McAllen, TX-Hunt Power, a Dallas-based affiliate of Hunt Consolidated Inc., will break ground in mid-July on a 75,000-sf call center shell for “technology intensive tenants” in McAllen-Mission on the Mexico-US border.

The Sharyland Plantation project is being developed under the auspices of Hunt Power subsidiary, CentraTek, LP. Hunt Power is a utility-related consulting service. Hunt Power vice president Hugh Baker Jr. tells that the call center industry typically has a “compressed” timeframe of three to four months for construction and set up.

Consequently, the more traditional approach is to buy an empty big box and retrofit it. Baker says Hunt can match that short timeframe with the innovative design of a “sustainable technology business center” by delivering a developed shell.

The McAllen-Mission shell, carrying a year-end completion, will consist of three 25,000-sf modules with 50-foot by 60-foot bays. Each module will hold about 200 workstations. Four-foot clerestory windows in each module will allow natural light into the centers.

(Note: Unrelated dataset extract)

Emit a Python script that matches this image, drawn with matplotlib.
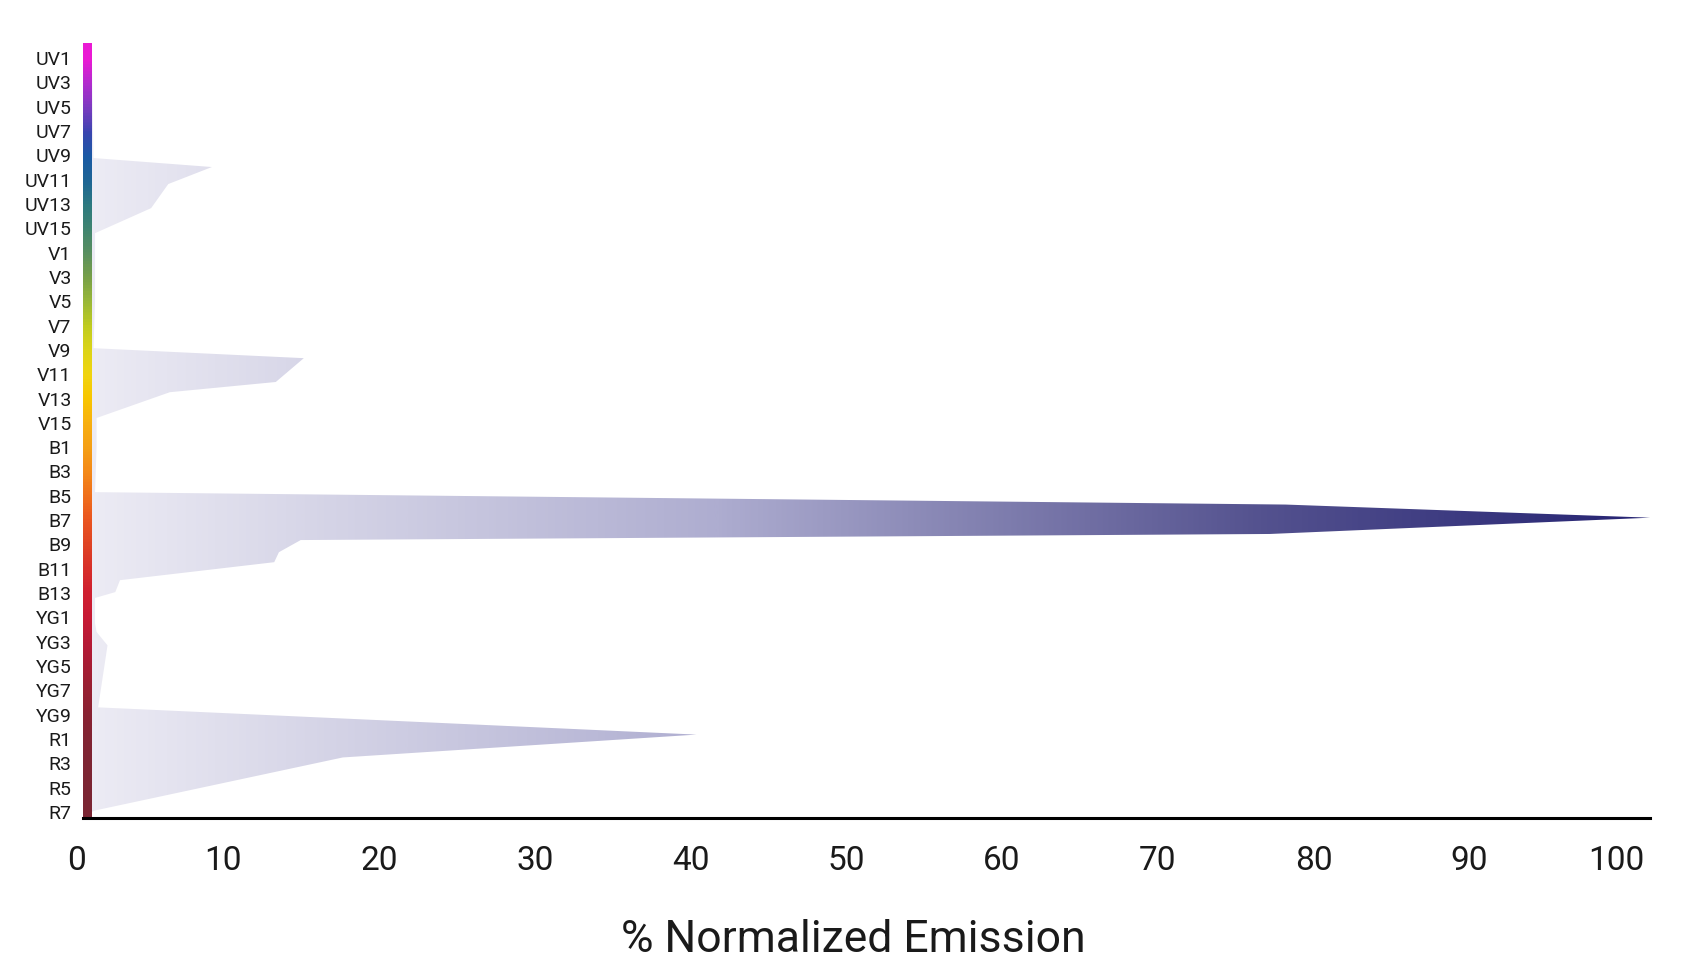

Kingsland Scott Bauer Associates, a Pittsburgh-based architectural firm, is the project designer. Principal Roger Kingsland says the buildings will easily support changesin the labor force, technology and business processes of its future tenants. The buildings will have equipment rails for additional AC units or other equipment, raised access flooring for modular cabling, power distribution and energy-efficient heating and cooling and optional on-site generators.

Baker would not give a project or shell construction price, but says the building will be on par with the price of outmoded power centers. The buildings will be positioned in the 6,000-acre Sharyland Plantation that is being developed by a sister Hunt subsidiary. Baker says an international bridge is being constructed, with the game plan to link the 6,000 US acres to 16,000 acres in Mexico, where there will be another Hunt development. Sharyland Plantation is a master-planned community of residential, commercial and industrial components.

Hunt Power and its subsidiaries plan more such call center shells, but Baker is mum about other possible sites for the undertaking. The McAllen-Mission area had been chosen as a launch location due to a young, bi-lingual workforce. It also is a third-tier city, a demographic that is popular in the call center industry because there is less competition for workers than first-tier cities, a problem confronting call center operators in the state’s metropolises.